システム監査 【information systems audit】
概要
システム監査(information systems audit)とは、組織内で用いられている情報システムの信頼性や安全性、効率性などを独立した立場で点検・評価し、問題点の指摘や改善策の勧告を行うこと。そのような業務を行う専門家や職種を「システム監査人」という。監査の対象となるのは、情報システムの企画・開発・導入から運用・保守・廃棄までの各段階、および、情報システムに関連する組織体制や業務手順、情報資産の管理状況、コンプライアンス規定、事業継続計画(BCP)などである。

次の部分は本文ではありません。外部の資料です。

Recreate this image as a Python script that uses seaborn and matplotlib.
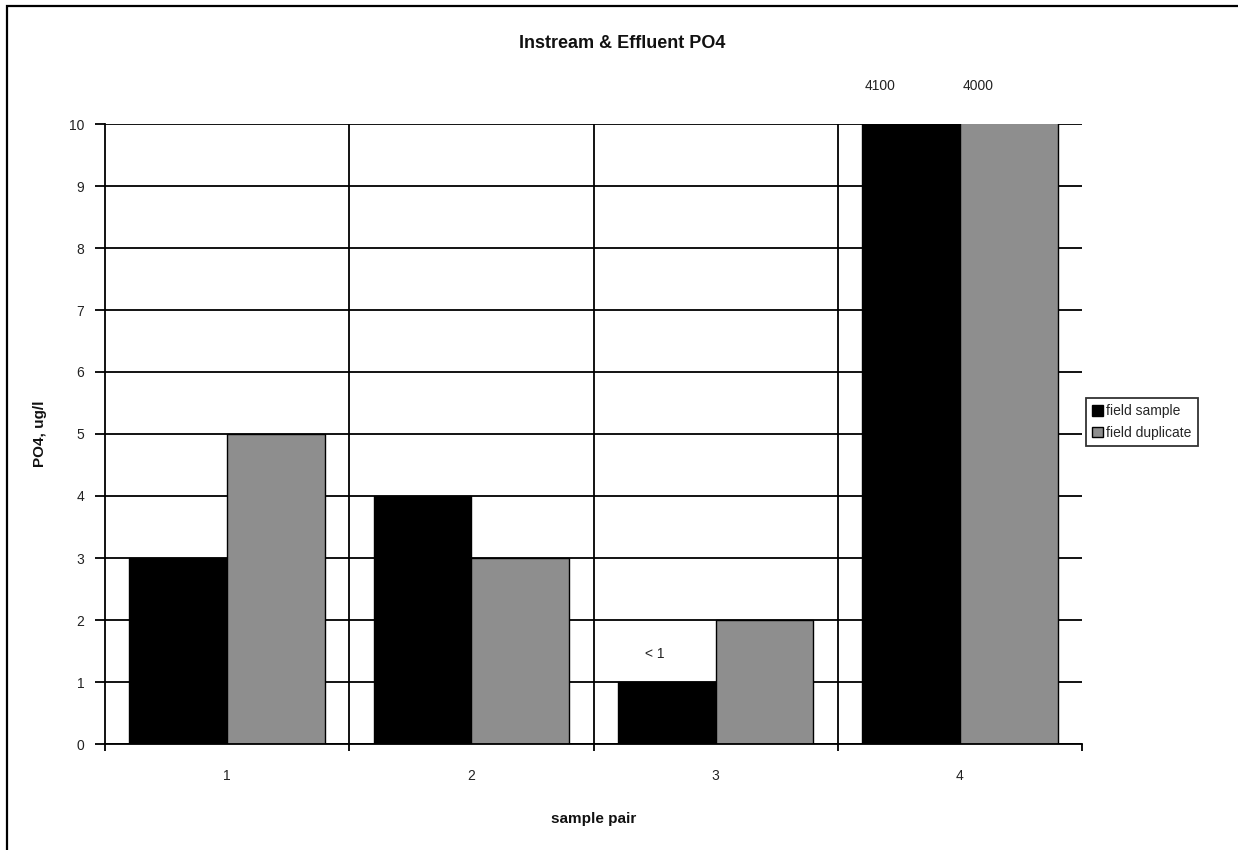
import matplotlib
matplotlib.use("Agg")
import matplotlib.pyplot as plt
import seaborn as sns
import pandas as pd
from matplotlib.patches import Rectangle

# ---- data ----
pairs = ["1", "2", "3", "4"]
series_names = ["field sample", "field duplicate"]
field_sample = [3, 4, 1, 4100]
field_duplicate = [5, 3, 2, 4000]
bar_labels_sample = ["", "", "< 1", "4100"]
bar_labels_dup = ["", "", "", "4000"]
y_ticks = [0, 1, 2, 3, 4, 5, 6, 7, 8, 9, 10]
title = "Instream & Effluent PO4"
x_label = "sample pair"
y_label = "PO4, ug/l"
colors = ["#000000", "#8e8e8e"]

df = pd.DataFrame({
    "pair": pairs * 2,
    "series": [series_names[0]] * len(pairs) + [series_names[1]] * len(pairs),
    "value": field_sample + field_duplicate,
})

sns.set_theme(style="white")
plt.rcParams["font.family"] = ["Liberation Sans", "DejaVu Sans"]

fig = plt.figure(figsize=(12.38, 8.5), dpi=100)
ax = fig.add_axes([105 / 1238, 1 - 744 / 850, (1082 - 105) / 1238, (744 - 124) / 850])

sns.barplot(data=df, x="pair", y="value", hue="series", hue_order=series_names,
            palette=colors, width=0.8, edgecolor="black", linewidth=1.0,
            ax=ax, legend=False, zorder=3)

ax.set_ylim(0, 10)
ax.set_xlim(-0.5, len(pairs) - 0.5)
ax.set_yticks(y_ticks)
ax.set_yticklabels([str(t) for t in y_ticks], fontsize=10, color="#222222")

# grid: horizontal at each integer, vertical at category boundaries
ax.grid(False)
for t in y_ticks:
    ax.axhline(t, color="black", lw=1.3, zorder=1)
for b in [0.5, 1.5, 2.5]:
    ax.axvline(b, color="black", lw=1.3, zorder=1)

ax.set_xticks([-0.5, 0.5, 1.5, 2.5, 3.5])
ax.set_xticklabels([])
ax.set_xticks(range(len(pairs)), minor=True)
ax.set_xticklabels(pairs, minor=True, fontsize=10, color="#222222")
ax.tick_params(axis="x", which="major", direction="out", length=5, width=1.3,
               color="black", bottom=True)
ax.tick_params(axis="x", which="minor", length=0, pad=18)
ax.tick_params(axis="y", direction="out", length=7, width=1.3, color="black",
               left=True, pad=8)

for s in ["top", "right"]:
    ax.spines[s].set_visible(False)
for s in ["left", "bottom"]:
    ax.spines[s].set_color("black")
    ax.spines[s].set_linewidth(1.3)
    ax.spines[s].set_zorder(4)

ax.set_xlabel(x_label, fontsize=11, fontweight="bold", labelpad=21, color="#111111")
ax.set_ylabel(y_label, fontsize=11, fontweight="bold", labelpad=16, color="#111111")

# value labels from bar patches
patches = [p for p in ax.patches if p.get_width() > 0]
n = len(pairs)
sample_patches = patches[:n]
dup_patches = patches[n:]
for plist, labels in [(sample_patches, bar_labels_sample), (dup_patches, bar_labels_dup)]:
    for p, lab in zip(plist, labels):
        if not lab:
            continue
        cx = p.get_x() + p.get_width() / 2
        h = p.get_height()
        if h > ax.get_ylim()[1]:
            ax.annotate(lab, xy=(cx, 1.0), xycoords=("data", "axes fraction"),
                        xytext=(-22, 22), textcoords="offset points",
                        ha="center", va="bottom", fontsize=10, color="#222222",
                        annotation_clip=False)
        else:
            ax.annotate(lab, xy=(cx, h), xycoords="data",
                        xytext=(-9, 15), textcoords="offset points",
                        ha="center", va="bottom", fontsize=10, color="#222222")

fig.suptitle(title, x=622 / 1238, y=1 - 35 / 850, fontsize=13, fontweight="bold",
             va="top", color="#111111")

handles = [Rectangle((0, 0), 1, 1, facecolor=c, edgecolor="black", lw=1.0) for c in colors]
leg = fig.legend(handles, series_names, loc="upper left",
                 bbox_to_anchor=(1086 / 1238, 1 - 398 / 850),
                 fontsize=10, frameon=True, fancybox=False, handlelength=0.8,
                 handleheight=0.8, handletextpad=0.2, borderpad=0.45,
                 labelspacing=0.55, borderaxespad=0)
leg.get_frame().set_edgecolor("black")
leg.get_frame().set_linewidth(1.3)

# outer chart border
fig.patches.append(Rectangle((7 / 1238, -0.05), 1.2, 1 - 6 / 850 + 0.05,
                             transform=fig.transFigure, fill=False,
                             edgecolor="black", lw=1.6, zorder=0))

fig.savefig("out.png", dpi=100)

これらについて、主にリスクへの備えの観点から、システムの有用性や費用対効果、障害や災害への耐性や対策、外部からの攻撃などの脅威からの防護、個人情報や機密情報の保護などを総合的に調査する。
調査は現場への立ち入りやスタッフへの聞き取り、資料や記録の収集と精査などを伴い、報告や提言などはこれらの活動で得られた証拠を元に組み立てられる。結果は組織の長に報告され、問題点がある場合は改善策の勧告などを行うこともある。その後も実施状況を点検して改善を促すなどフォローアップを行なう。
日本では1985年に当時の通商産業省が「システム監査基準」を策定・公表し、数次に渡る改訂を経て現在も経済産業省が発行を継続している。国内の企業などへのシステム監査はこれを基準として実施されることが多い。

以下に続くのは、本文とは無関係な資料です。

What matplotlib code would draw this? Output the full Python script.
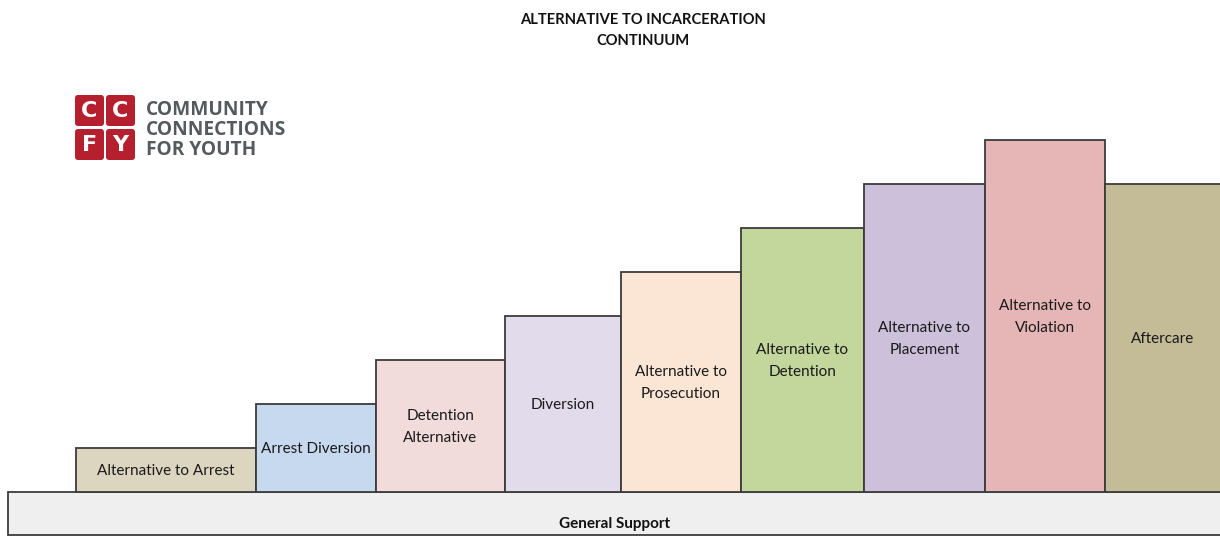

システム監査人 (information systems auditor)
企業などに対してシステム監査を実施する人のことをシステム監査人という。対象組織の長(経営者など)の依頼に基づいて独立した立場で監査を実施し、結果を報告する。
システム監査人のうち、当該組織に所属するが情報システム部門からは独立した身分・部門である場合を「内部監査人」、監査法人の監査人など組織に所属しない外部の専門家などのことを「外部監査人」という。
法律上の規制や免許などは特に存在せず、制度上は誰でも実施できるが、実際には情報システムの開発・運用と経営上の管理・統制の両方について深い見識と豊富な経験が求められる。
IPA(情報処理振興機構)が国家試験の情報処理技術者試験の一環として「システム監査技術者試験」を実施しているほか、ISACA(情報システムコントロール協会)東京支部が国際資格「CISA」(Certified Information Systems Auditor:公認情報システム監査人)を発行している。